Le financement des annonces du président de la République se fera donc par deux biais principaux : le déficit, et donc la dette publique, et les coupes dans les dépenses publiques. Compte tenu des engagements que Paris devra prendre devant Bruxelles pour revenir rapidement dans les clous du pacte de stabilité et de croissance, ces deux mesures n’en font du reste qu’une : on justifiera bientôt de nouvelles coupes dans les services publics au nom de la dette. D’autant que d’autres engagements ont été pris, très coûteux, comme la suppression complète de la taxe d’habitation. Mais le coût de cette dette aurait pu être réduit et cette dette elle-même aurait pu être davantage remboursée, si elle avait été contractée pour financer des dépenses d’intérêt général, plutôt que des défiscalisations massives et stériles des entreprises.

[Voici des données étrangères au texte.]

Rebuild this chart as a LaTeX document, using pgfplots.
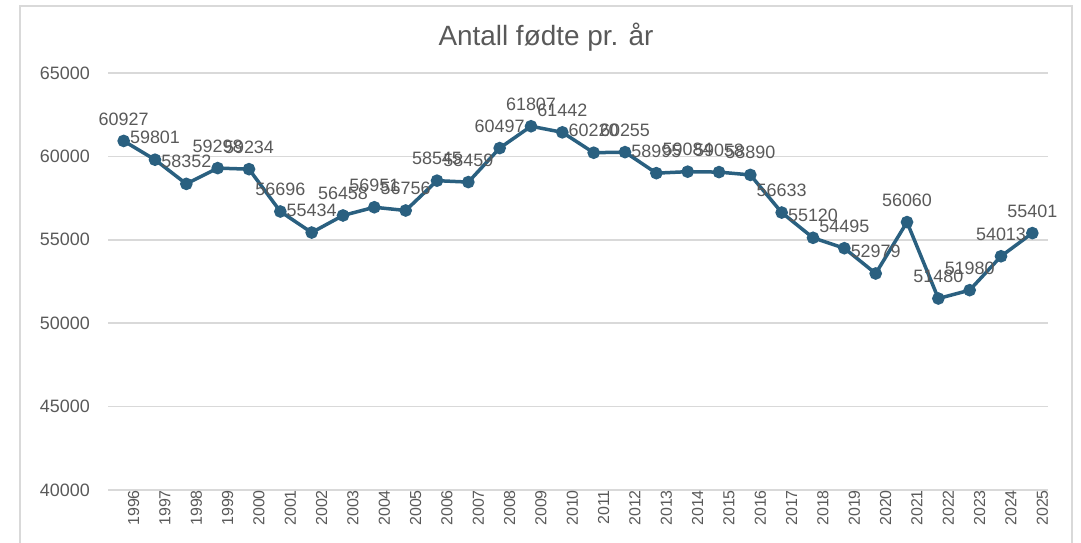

Édouard Philippe a cependant entonné à nouveau devant les députés la petite musique de la dette insoutenable. Cette musique vise uniquement à justifier des mesures sévères de baisses de dépenses, alors même que la dette s’accroît d’abord en raison des subventions et exemptions accordées au secteur marchand privé. Les « cadeaux » du 10 décembre seront donc financés par des « économies » sur la dépense publique. Dans le chiffre de 3,4 % de déficit, il y a, selon Les Échos du 11 décembre, une réduction de « 3 à 4 milliards d’euros » de la dépense publique. Édouard Philippe a ainsi annoncé qu’il sera « attentif à ne pas augmenter ou accélérer » la dépense publique. Et d’ajouter qu’il faudra « faire mieux et moins cher ». Cela montre bien où se portera l’effort présent et futur. Le rapport CAP 2022 est à la disposition du gouvernement pour tracer la voie d’une destruction du modèle français de service public. Car, inévitablement, le désendettement s’accompagnera de nouvelles privatisations, qui profiteront à ceux qui ont déjà encaissé CICE et baisses de cotisations.

En faisant mine de protéger le pouvoir d’achat, le gouvernement suit donc sa priorité, qui, loin d’être le désendettement de la France, est avant tout le soutien inconditionnel au secteur marchand privé. C’est là sa priorité et son cap. Et tout est bon pour y parvenir, y compris en provoquant une révolte où l’on a pu réclamer plus de services publics. Le cap, décidément, est bel et bien affirmé.